## START
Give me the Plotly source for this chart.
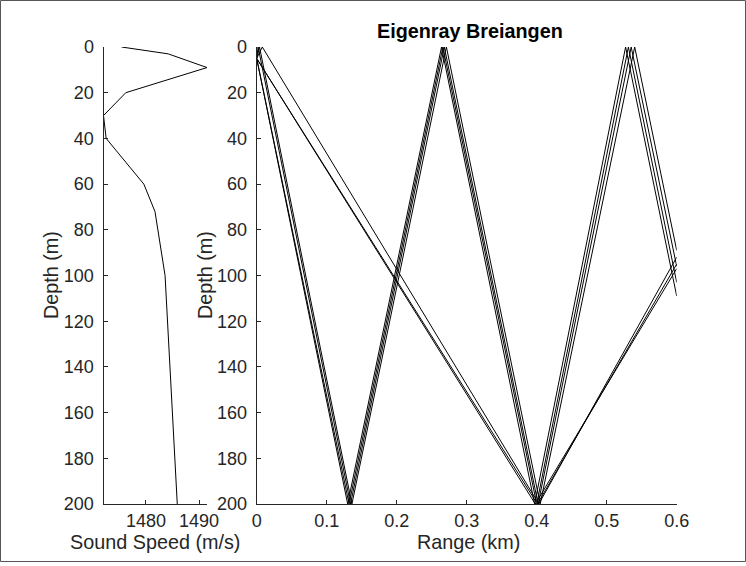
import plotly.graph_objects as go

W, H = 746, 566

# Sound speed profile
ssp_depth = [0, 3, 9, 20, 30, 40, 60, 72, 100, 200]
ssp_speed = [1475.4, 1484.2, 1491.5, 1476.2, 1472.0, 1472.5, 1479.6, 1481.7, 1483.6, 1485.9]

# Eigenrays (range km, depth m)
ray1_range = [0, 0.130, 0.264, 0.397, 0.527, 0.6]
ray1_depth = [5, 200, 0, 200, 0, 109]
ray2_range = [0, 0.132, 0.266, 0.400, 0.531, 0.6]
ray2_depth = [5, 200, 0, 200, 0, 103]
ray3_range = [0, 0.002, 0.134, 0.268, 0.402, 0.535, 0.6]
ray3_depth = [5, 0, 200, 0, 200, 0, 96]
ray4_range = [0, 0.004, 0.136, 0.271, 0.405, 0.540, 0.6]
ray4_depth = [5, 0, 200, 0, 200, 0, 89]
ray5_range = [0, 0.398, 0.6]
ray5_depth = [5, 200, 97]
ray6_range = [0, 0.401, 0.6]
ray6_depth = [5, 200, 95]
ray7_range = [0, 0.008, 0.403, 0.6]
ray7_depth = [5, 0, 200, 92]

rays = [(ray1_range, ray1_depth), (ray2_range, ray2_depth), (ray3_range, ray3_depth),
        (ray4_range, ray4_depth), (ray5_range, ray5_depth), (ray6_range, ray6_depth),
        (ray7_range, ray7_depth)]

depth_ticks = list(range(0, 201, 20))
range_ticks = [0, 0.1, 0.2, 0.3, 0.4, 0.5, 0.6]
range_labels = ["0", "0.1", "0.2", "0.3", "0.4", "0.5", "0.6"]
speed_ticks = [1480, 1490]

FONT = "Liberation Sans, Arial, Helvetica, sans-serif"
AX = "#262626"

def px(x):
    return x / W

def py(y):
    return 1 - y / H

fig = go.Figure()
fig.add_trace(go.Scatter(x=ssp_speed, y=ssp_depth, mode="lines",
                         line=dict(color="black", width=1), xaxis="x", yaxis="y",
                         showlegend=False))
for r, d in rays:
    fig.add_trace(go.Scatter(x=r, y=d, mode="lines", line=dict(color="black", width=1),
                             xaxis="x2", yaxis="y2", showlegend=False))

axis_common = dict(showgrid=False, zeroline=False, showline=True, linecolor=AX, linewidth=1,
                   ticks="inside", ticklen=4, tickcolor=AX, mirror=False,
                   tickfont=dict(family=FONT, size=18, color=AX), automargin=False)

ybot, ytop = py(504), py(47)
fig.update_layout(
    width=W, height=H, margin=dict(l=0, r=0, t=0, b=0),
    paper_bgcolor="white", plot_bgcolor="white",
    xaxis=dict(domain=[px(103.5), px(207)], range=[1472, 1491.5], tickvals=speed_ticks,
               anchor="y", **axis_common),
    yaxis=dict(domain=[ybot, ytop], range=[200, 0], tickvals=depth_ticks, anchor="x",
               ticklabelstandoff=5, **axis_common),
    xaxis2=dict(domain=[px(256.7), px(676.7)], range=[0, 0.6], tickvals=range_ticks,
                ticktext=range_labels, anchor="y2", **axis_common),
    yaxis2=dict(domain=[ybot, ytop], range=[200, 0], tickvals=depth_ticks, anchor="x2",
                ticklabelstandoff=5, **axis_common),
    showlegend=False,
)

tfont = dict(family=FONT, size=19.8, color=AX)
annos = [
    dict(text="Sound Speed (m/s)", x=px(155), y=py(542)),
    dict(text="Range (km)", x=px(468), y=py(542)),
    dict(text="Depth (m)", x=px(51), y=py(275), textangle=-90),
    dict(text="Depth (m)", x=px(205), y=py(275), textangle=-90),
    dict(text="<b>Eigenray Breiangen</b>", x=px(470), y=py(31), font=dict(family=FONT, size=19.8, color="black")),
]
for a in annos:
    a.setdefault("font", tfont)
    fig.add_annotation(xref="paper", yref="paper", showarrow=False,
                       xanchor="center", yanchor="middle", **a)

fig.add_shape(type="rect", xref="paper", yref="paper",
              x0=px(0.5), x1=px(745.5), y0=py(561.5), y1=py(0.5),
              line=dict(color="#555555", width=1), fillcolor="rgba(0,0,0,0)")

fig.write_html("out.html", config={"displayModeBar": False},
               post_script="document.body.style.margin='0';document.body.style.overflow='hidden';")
## END
## START
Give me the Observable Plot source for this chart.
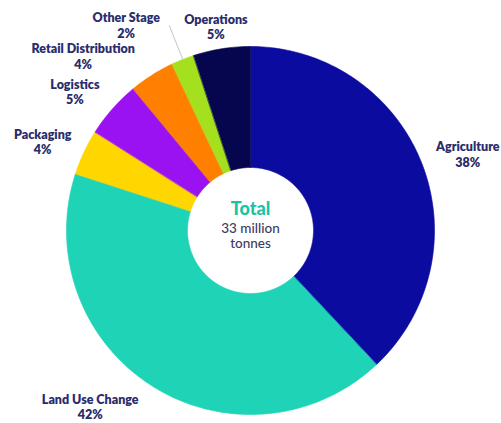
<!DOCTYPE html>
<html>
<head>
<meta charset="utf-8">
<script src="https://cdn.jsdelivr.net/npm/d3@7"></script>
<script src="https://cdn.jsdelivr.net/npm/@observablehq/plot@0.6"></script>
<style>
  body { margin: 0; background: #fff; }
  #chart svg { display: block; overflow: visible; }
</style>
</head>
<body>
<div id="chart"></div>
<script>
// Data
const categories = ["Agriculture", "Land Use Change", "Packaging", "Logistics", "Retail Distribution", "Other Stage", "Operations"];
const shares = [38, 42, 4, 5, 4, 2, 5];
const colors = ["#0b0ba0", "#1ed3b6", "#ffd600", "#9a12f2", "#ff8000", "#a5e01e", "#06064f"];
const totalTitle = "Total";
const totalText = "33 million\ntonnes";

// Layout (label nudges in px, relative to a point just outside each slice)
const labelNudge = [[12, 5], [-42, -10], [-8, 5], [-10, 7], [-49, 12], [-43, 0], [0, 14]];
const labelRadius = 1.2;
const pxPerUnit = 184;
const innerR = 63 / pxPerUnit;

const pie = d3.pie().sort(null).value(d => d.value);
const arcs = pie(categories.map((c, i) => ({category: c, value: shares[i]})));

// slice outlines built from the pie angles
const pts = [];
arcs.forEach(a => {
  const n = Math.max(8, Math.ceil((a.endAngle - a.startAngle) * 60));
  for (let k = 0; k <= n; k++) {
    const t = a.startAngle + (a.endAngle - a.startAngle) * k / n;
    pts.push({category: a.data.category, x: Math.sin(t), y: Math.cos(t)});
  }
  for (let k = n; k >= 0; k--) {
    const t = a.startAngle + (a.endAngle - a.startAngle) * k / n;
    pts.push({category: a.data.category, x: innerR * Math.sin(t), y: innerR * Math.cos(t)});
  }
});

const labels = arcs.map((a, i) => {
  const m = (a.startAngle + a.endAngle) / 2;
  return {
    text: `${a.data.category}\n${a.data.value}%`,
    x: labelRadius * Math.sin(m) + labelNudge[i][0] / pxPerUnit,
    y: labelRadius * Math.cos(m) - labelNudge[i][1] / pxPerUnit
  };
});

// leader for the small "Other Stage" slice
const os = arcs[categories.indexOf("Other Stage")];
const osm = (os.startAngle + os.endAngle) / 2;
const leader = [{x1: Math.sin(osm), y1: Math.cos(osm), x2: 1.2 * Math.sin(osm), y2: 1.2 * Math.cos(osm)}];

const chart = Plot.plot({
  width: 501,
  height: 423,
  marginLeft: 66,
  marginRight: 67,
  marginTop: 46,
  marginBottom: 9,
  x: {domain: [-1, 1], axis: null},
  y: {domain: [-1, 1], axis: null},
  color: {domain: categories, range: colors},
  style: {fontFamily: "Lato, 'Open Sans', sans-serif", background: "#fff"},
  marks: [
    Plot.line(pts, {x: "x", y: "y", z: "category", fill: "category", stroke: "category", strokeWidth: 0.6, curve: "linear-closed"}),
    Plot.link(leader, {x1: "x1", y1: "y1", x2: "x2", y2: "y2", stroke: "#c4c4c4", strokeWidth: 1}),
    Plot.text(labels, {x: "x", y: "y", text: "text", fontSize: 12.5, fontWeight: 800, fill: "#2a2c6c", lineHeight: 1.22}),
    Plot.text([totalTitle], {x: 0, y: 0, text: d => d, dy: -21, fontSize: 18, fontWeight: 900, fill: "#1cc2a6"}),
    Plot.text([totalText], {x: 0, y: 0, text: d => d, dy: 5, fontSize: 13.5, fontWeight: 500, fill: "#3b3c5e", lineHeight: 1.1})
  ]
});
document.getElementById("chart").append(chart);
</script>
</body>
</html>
## END
▶ **WRITTEN REQUEST**:
Repeat exactly the lines above, from the line that contains "Give me the Plotly source for this chart." down through the line that contains "(ray7_range, ray7_depth)]". Include both of those lines and none of the pictures.

▶ **TASK RESULT**:
Give me the Plotly source for this chart.
import plotly.graph_objects as go

W, H = 746, 566

# Sound speed profile
ssp_depth = [0, 3, 9, 20, 30, 40, 60, 72, 100, 200]
ssp_speed = [1475.4, 1484.2, 1491.5, 1476.2, 1472.0, 1472.5, 1479.6, 1481.7, 1483.6, 1485.9]

# Eigenrays (range km, depth m)
ray1_range = [0, 0.130, 0.264, 0.397, 0.527, 0.6]
ray1_depth = [5, 200, 0, 200, 0, 109]
ray2_range = [0, 0.132, 0.266, 0.400, 0.531, 0.6]
ray2_depth = [5, 200, 0, 200, 0, 103]
ray3_range = [0, 0.002, 0.134, 0.268, 0.402, 0.535, 0.6]
ray3_depth = [5, 0, 200, 0, 200, 0, 96]
ray4_range = [0, 0.004, 0.136, 0.271, 0.405, 0.540, 0.6]
ray4_depth = [5, 0, 200, 0, 200, 0, 89]
ray5_range = [0, 0.398, 0.6]
ray5_depth = [5, 200, 97]
ray6_range = [0, 0.401, 0.6]
ray6_depth = [5, 200, 95]
ray7_range = [0, 0.008, 0.403, 0.6]
ray7_depth = [5, 0, 200, 92]

rays = [(ray1_range, ray1_depth), (ray2_range, ray2_depth), (ray3_range, ray3_depth),
        (ray4_range, ray4_depth), (ray5_range, ray5_depth), (ray6_range, ray6_depth),
        (ray7_range, ray7_depth)]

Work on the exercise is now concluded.